As artificial intelligence (AI) rapidly grows—a recent UN Trade and Development report projects the global AI market soaring to $4.8 trillion by 2033—the technology seems equipped to handle any task. Driving cars. Analyzing medical images. Making music. Having a conversation.

But a new study from Vlad Ayzenberg, CLA ’12, assistant professor in Temple’s Psychology and Neuroscience Department, highlights a notable limitation of the technology and stark contrast between AI and humans as young as 3 years old.

“Our findings suggest that the human visual system is far more data efficient than current AI and that the perceptual abilities of even young children are extremely robust,” said Ayzenberg.

Ayzenberg and researchers from Emory University compared the visual perceptual abilities of preschoolers and state-of-the-art AI models and found that these children outperformed the best computer vision models currently available. The only models that performed better were those with more visual experience than humans are capable of experiencing.

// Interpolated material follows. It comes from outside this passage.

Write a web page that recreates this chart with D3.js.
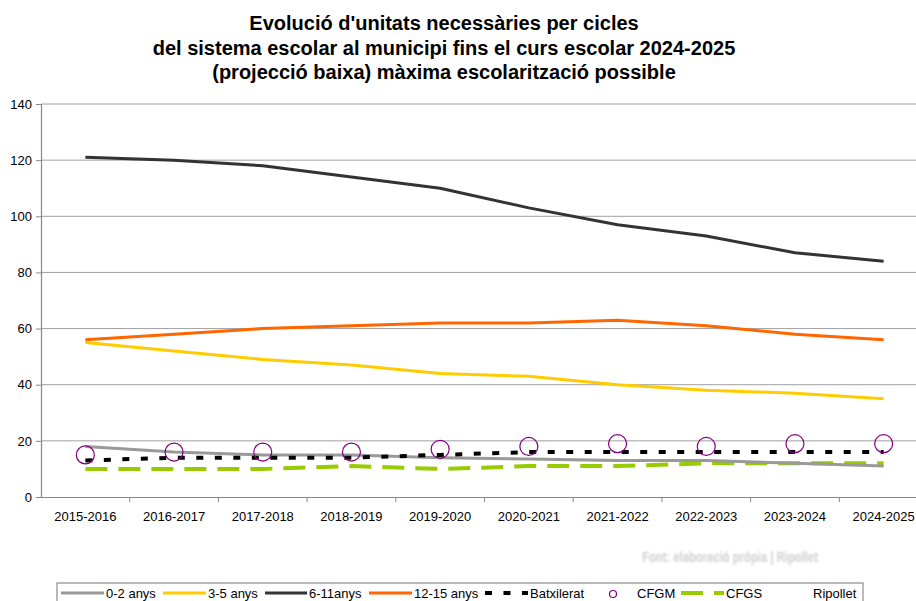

The study, “Fast and Robust Visual Object Recognition in Young Children,” was published on July 2 in Science Advances.

For the study, 3- to 5-year-olds were asked to identify objects from images presented at speeds of 100 milliseconds while their attention was disrupted by factors such as noise.

“We thought this task would be really hard for young children because it’s designed for adults,” said Ayzenberg.

According to Ayzenberg, the study also illustrates how cognitive and neural insights from children can be used to improve current AI models and inversely how AI models can eventually be used to gain insights into the functioning of the human mind.

“AI models are useful, but they make mistakes that no human would,” he said. “They require more training and energy than we do. For instance, training a large language model like ChatGPT has a carbon footprint about 17 times greater than that of a person in one year. If we can understand how young children are able to visually perceive objects, we can then make the models more efficient.

“This study provides a benchmark for these AI models: Here’s what preschoolers can do. Can the AI achieve as much as a 3-year-old while using less data than previously required?” added Ayzenberg.

Ayzenberg, who became a faculty member at Temple in July and earned a bachelor’s degree in psychology from the university, opened the Vision Learning and Development Lab on Main Campus this summer. In this lab, researchers will employ a combination of behavioral, neuroimaging and computational techniques to understand how the human brain is organized at birth and in early childhood to support the rapid development of cognitive and perceptual abilities. The goal is to eventually create more human-like AI agents based on what they learn from children.

Moving forward, Ayzenberg plans to use functional MRI in awake infants to measure large-scale brain activity while they engage in specific cognitive tasks.

“Babies and young children haven’t been in the world very long, but they can do a lot very quickly,” explained Ayzenberg. “We want to understand what neural processes allow them to rapidly develop these sophisticated abilities in the absence of extensive experience.”

He looks forward to conducting this research at Temple. “Temple’s psychology and neuroscience program is strong, especially in the developmental area.”